## Goal
Please output the records below in full, exactly as given, but without the images.

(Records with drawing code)
---+---

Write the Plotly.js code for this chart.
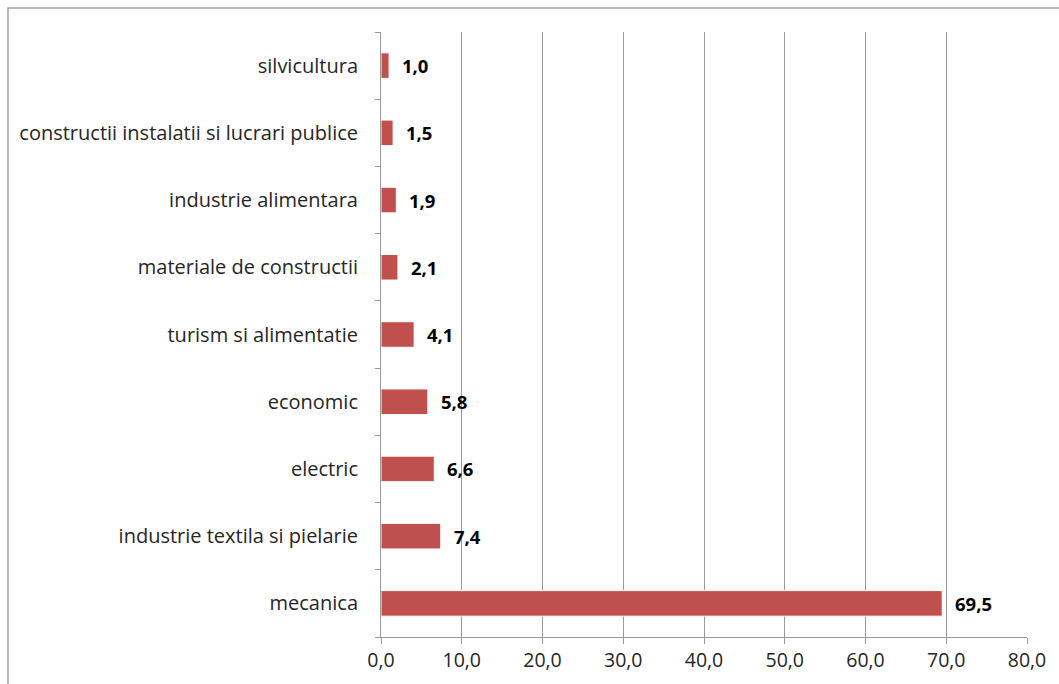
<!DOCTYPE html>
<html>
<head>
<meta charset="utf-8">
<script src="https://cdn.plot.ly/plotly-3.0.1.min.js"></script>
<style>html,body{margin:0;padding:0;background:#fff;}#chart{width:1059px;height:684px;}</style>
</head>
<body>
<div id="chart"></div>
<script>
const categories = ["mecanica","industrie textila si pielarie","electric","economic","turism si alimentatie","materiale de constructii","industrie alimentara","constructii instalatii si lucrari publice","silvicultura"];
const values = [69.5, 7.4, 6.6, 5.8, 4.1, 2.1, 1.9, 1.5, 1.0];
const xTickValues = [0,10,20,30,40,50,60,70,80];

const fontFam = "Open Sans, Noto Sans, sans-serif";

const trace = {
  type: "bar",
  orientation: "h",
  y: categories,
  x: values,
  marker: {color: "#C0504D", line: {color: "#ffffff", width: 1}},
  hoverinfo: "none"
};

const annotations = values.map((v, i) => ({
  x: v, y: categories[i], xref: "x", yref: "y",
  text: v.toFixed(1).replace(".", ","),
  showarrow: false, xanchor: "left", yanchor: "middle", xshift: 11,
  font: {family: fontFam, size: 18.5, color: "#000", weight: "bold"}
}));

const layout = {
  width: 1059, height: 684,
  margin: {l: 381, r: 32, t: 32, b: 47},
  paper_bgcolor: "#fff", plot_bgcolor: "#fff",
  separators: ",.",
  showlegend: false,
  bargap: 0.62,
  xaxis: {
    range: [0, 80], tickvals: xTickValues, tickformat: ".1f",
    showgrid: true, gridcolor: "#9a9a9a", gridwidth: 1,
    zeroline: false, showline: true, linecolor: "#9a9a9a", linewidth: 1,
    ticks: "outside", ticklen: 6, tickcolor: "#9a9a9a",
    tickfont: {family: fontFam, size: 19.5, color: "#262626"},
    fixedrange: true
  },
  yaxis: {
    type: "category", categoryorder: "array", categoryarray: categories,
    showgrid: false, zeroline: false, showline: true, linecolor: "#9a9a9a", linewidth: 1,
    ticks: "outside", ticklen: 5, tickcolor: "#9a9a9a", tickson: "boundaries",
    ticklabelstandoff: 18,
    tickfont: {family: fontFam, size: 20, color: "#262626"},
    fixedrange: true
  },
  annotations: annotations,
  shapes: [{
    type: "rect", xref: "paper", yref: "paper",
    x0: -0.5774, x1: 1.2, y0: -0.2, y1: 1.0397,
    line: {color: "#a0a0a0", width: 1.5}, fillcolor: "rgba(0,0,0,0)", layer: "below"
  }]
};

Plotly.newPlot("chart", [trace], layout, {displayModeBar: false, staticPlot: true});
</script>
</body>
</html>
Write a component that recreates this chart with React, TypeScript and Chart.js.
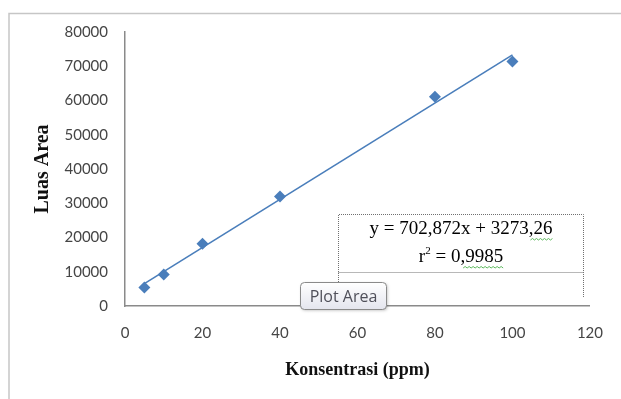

---+---

## Solution to this exercise
Write the Plotly.js code for this chart.
<!DOCTYPE html>
<html>
<head>
<meta charset="utf-8">
<script src="https://cdn.plot.ly/plotly-3.0.1.min.js"></script>
<style>html,body{margin:0;padding:0;background:#fff;}#chart{width:1059px;height:684px;}</style>
</head>
<body>
<div id="chart"></div>
<script>
const categories = ["mecanica","industrie textila si pielarie","electric","economic","turism si alimentatie","materiale de constructii","industrie alimentara","constructii instalatii si lucrari publice","silvicultura"];
const values = [69.5, 7.4, 6.6, 5.8, 4.1, 2.1, 1.9, 1.5, 1.0];
const xTickValues = [0,10,20,30,40,50,60,70,80];

const fontFam = "Open Sans, Noto Sans, sans-serif";

const trace = {
  type: "bar",
  orientation: "h",
  y: categories,
  x: values,
  marker: {color: "#C0504D", line: {color: "#ffffff", width: 1}},
  hoverinfo: "none"
};

const annotations = values.map((v, i) => ({
  x: v, y: categories[i], xref: "x", yref: "y",
  text: v.toFixed(1).replace(".", ","),
  showarrow: false, xanchor: "left", yanchor: "middle", xshift: 11,
  font: {family: fontFam, size: 18.5, color: "#000", weight: "bold"}
}));

const layout = {
  width: 1059, height: 684,
  margin: {l: 381, r: 32, t: 32, b: 47},
  paper_bgcolor: "#fff", plot_bgcolor: "#fff",
  separators: ",.",
  showlegend: false,
  bargap: 0.62,
  xaxis: {
    range: [0, 80], tickvals: xTickValues, tickformat: ".1f",
    showgrid: true, gridcolor: "#9a9a9a", gridwidth: 1,
    zeroline: false, showline: true, linecolor: "#9a9a9a", linewidth: 1,
    ticks: "outside", ticklen: 6, tickcolor: "#9a9a9a",
    tickfont: {family: fontFam, size: 19.5, color: "#262626"},
    fixedrange: true
  },
  yaxis: {
    type: "category", categoryorder: "array", categoryarray: categories,
    showgrid: false, zeroline: false, showline: true, linecolor: "#9a9a9a", linewidth: 1,
    ticks: "outside", ticklen: 5, tickcolor: "#9a9a9a", tickson: "boundaries",
    ticklabelstandoff: 18,
    tickfont: {family: fontFam, size: 20, color: "#262626"},
    fixedrange: true
  },
  annotations: annotations,
  shapes: [{
    type: "rect", xref: "paper", yref: "paper",
    x0: -0.5774, x1: 1.2, y0: -0.2, y1: 1.0397,
    line: {color: "#a0a0a0", width: 1.5}, fillcolor: "rgba(0,0,0,0)", layer: "below"
  }]
};

Plotly.newPlot("chart", [trace], layout, {displayModeBar: false, staticPlot: true});
</script>
</body>
</html>
Write a component that recreates this chart with React, TypeScript and Chart.js.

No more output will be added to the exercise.